Later, in the early 20th century, suffragists adopted white to symbolize the purity and solidarity of their movement.

Harris & Ewing, photographer. Helen Hitchcock, Woman Suffragette, 1914. Glass negative. Library of Congress Prints and Photographs Division. Sylvia Pankhurst recalls in The Suffragette (1911) that Emmeline Pethick-Lawrence came up with the movement’s colors of white, green, and purple for the massive demonstration in London at Hyde Park on June 21, 1908. Purple, white, and gold were commonly used in the United States.
Nine African-American women with Nannie Burroughs holding a banner reading “Banner State Woman’s National Baptist Convention,” 1905–15. Photograph. Library of Congress Prints and Photographs Division. Educator and activist Nannie Helen Burroughs (1879–1961) was a supporter of women’s suffrage.

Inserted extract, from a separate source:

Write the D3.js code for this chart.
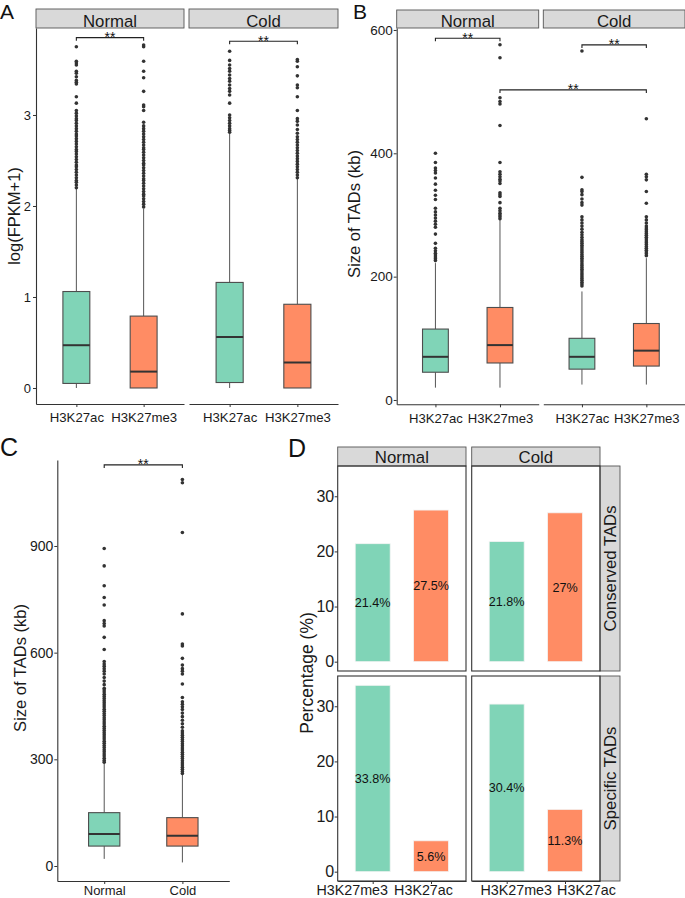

American women finally got the right to vote in 1920 after the 19th amendment was signed into law.

White—with its ability to send a strong message—has been a powerful symbol throughout history. For example, babies, children, debutantes, and brides have worn it to signify purity, innocence, and virtue. And, at times, white has been worn for mourning.

Graduating class, Straight University, New Orleans, 1909. The New York Public Library Digital Collections. Straight University in New Orleans was an HBCU (Historically Black Colleges and Universities) in operation between 1868 and 1934. In this photograph from 1909, women graduates follow current practice and wear white for commencement. “The graduation dress must be all white, of course, and should be made of simple . . . materials exquisitely fine and trimmed with fine lace or embroidery.” (The Delineator, May 1911).
Daisy Chain, Vassar College, 1909. Postcard. College women sometimes wore white for annual traditions such as the Daisy Chain at Vassar College and Ivy Day at Smith College.

Around the turn of the 20th century, women across the social spectrum were keen to own pretty white summer dresses, including the wives and daughters of farmers and railroad workers, college students, working women, housewives, Gibson Girl sophisticates, and society ladies. This wardrobe staple was always in good taste. Besides, it was a great look.